VI. Perfect Job is absurdly set upon demolishing Christian perfection, because he says, "If I justify myself, mine own mouth shall condemn me; if I say, [in a self-justifying spirit] I am perfect, it shall also prove me perverse," Job ix, 20. But, (1.) What does Job assert here more than Solomon does in the word, to which Canne on this text judiciously refers his readers: "Let another man praise thee, and not thine own mouth; a stranger, and not thine own lips." Though even this rule is not without exception; witness the circumstance which drove St. Paul to what he calls a confidence of boasting. (2.) That professing the perfection of our dispensation in a self-abasing and Christ-exalting spirit is not a proof of perverseness, is evident from the profession which humble Paul made of his being one of the perfect Christians of his time, Phil. iii, 15, and from St. John's declaration, that his "love was made perfect," John iv, 17. For when we have "the witnessing Spirit, whereby we know the things which are freely given to us of God, we may, nay, at proper times we should acknowledge his gifts, to his glory, though not our own. (3.) If God himself had pronounced Job perfect, according to his dispensation, Job's modest fear of pronouncing himself so, does not at all overthrow the Divine testimony; such a timorousness only shows that the more we are advanced in grace, the more we are averse to whatever has the appearance of ostentation; and the more deeply we feel what Job felt, when he said, "Behold, I am vile; what shall I answer thee? I will put my hand upon my mouth," Job xl, 4.

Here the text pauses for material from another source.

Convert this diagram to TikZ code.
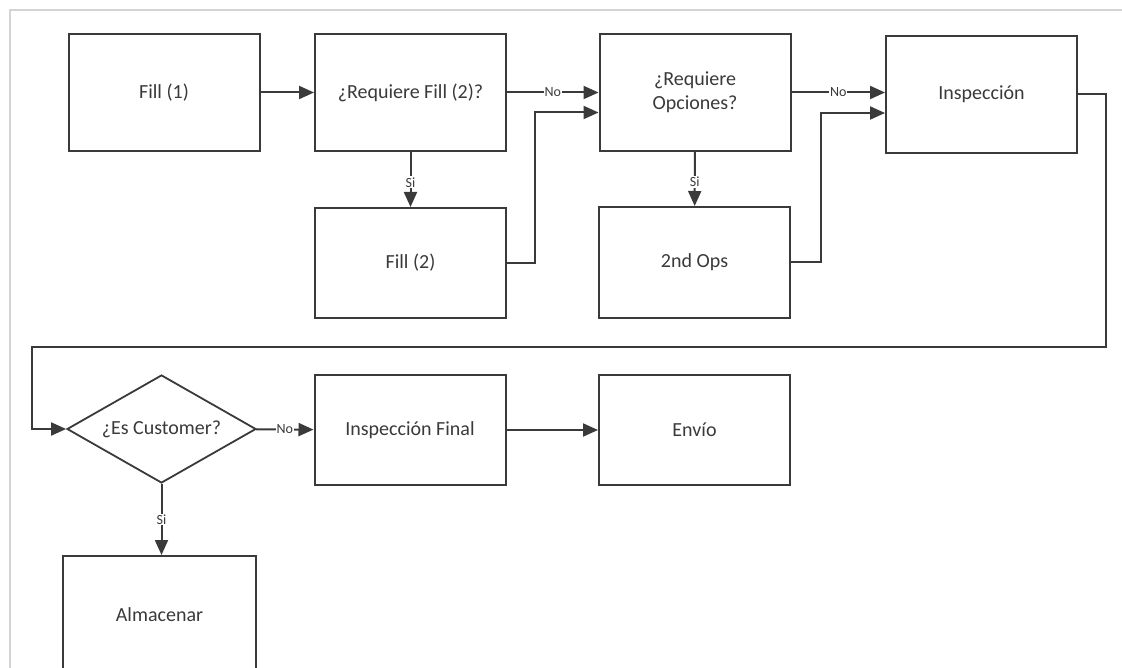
\documentclass[tikz,border=0pt]{standalone}
\usepackage{fontspec}
\setmainfont{Carlito}
\usetikzlibrary{shapes.geometric,arrows.meta,calc}
\definecolor{ink}{HTML}{3A3A3A}
\definecolor{frame}{HTML}{D4D4D4}
\tikzset{
  box/.style={draw=ink, line width=2pt, minimum width=191pt, minimum height=117pt,
              inner sep=2pt, text=ink, font=\fontsize{20}{24}\selectfont, align=center},
  decision/.style={diamond, draw=ink, line width=1.8pt, aspect=1.75, inner sep=0pt,
              minimum width=189pt, minimum height=108pt, text=ink,
              font=\fontsize{20}{24}\selectfont},
  flow/.style={draw=ink, line width=2pt, -{Triangle[length=15pt,width=13pt]}},
  tag/.style={fill=white, inner sep=1pt, text=ink, font=\fontsize{14}{16}\selectfont}
}
\begin{document}
\begin{tikzpicture}[x=1pt,y=-1pt]
  \clip (0,0) rectangle (1122,668);
  \fill[white] (0,0) rectangle (1122,668);
  % page frame
  \draw[frame, line width=2pt] (10,668) -- (10,10) -- (1122,10);

  % first row
  \node[box] (fill1) at (164,92.5) {Fill (1)};
  \node[box] (reqfill) at (410.5,92.5) {¿Requiere Fill (2)?};
  \node[box] (reqopc) at (695,92.5) {¿Requiere\\Opciones?};
  \node[box] (insp) at (981.5,94.5) {Inspección};

  % second row
  \node[box, minimum height=110pt] (fill2) at (410.5,263) {Fill (2)};
  \node[box, minimum height=111pt] (ops) at (694.5,262.5) {2nd Ops};

  % third row
  \node[decision] (cust) at (161.5,429) {¿Es Customer?};
  \node[box, minimum height=110pt] (inspfin) at (410,430) {Inspección Final};
  \node[box, minimum height=110pt] (envio) at (694.5,430) {Envío};

  % fourth row
  \node[box, minimum width=193pt] (alm) at (159.5,614.5) {Almacenar};

  % loop-back corners
  \coordinate (loopR) at (1106,347);
  \coordinate (loopL) at (32,347);

  % connectors
  \draw[flow] (fill1) -- (reqfill);
  \draw[flow] (reqfill) -- node[tag] {No} (reqopc);
  \draw[flow] (reqfill) -- node[tag, pos=0.55] {Si} (fill2);
  \draw[flow] (fill2.east) -- ++(28,0) |- ($(reqopc.west)+(0,20)$);
  \draw[flow] (reqopc) -- node[tag] {No} (insp.west |- reqopc.east);
  \draw[flow] (reqopc) -- node[tag, pos=0.55] {Si} (ops);
  \draw[flow] (ops.east) -- ++(30,0) |- ($(insp.west)+(0,18.5)$);
  \draw[flow] (insp.east) -| (loopR) -- (loopL) |- (cust.west);
  \draw[flow] (cust) -- node[tag] {No} (inspfin);
  \draw[flow] (inspfin) -- (envio);
  \draw[flow] (cust.south) -- node[tag] {Si} (alm.north -| cust.south);
\end{tikzpicture}
\end{document}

VII. "But Job himself, far from mentioning his perfection, says, Now mine eye seeth thee, I abhor myself, and repent in dust and ashes, Job xlii, 6." And does this disprove our doctrine? Do we not assert that our perfection admits of a continual growth; and that perfect repentance, and perfect humility, are essential parts of it? These words of Job, therefore, far from overthrowing our doctrine, prove that the patient man's perfection grew; and that from the top of the perfection of Gentilism, he saw the day of Christian perfection, and had a taste of what Mr. Wesley prays for, when he sings,

O let me gain perfection's height,
O let me into nothing fall, &c.
Confound, o'erpower me with thy grace;
I would be by myself abhorr'd;
All might, all majesty, all praise,
All glory be to Christ my Lord!


VIII. With respect to the words, "The stars are not purethe heavens are not clean in his sight: his angels he charged with folly," Job xv, 15; v, 18, we must consider them as a proof that absolute perfection belongs to God alone; a truth this, which we inculcate as well as our opponents. Beside, if such passages overthrow the doctrine of perfection, they would principally overthrow the doctrine of angelical perfection, which Mr. Hill holds as well as we. To conclude:

IX. When Job asks, "What is man that he should be clean? How can he be clean that is born of a woman? Who can bring a clean thing out of an unclean?" And when he answers, "Not one;" he means not one who falls short of infinite power. If he excluded Emmanuel, God with us, I would directly point at him who said, "I will, be thou clean; and at the believers who declare, "We can do all things through Christ that strengtheneth us," and accordingly "cleanse themselves from all filthiness of the flesh and spirit, that they may be found of him without spot and blameless." Yea, I would point at the poor leper, who has faith enough to say, Lord, if thou wilt, thou canst make me clean. They tell me that my leprosy must cleave to me till death batter down this tenement of clay; but faith speaks a different language: only say the word, Be thou clean, and I shall be cleansed: purge me with hyssop: sprinkle clean water upon me, and I shall be clean from all my filthiness. If these remarks be just, does it not appear that it is as absurd to stab Christian perfection through the sides of Job, Isaiah, and Solomon, as to set Peter, Paul, James, and John, upon "cutting it up, root and branch?"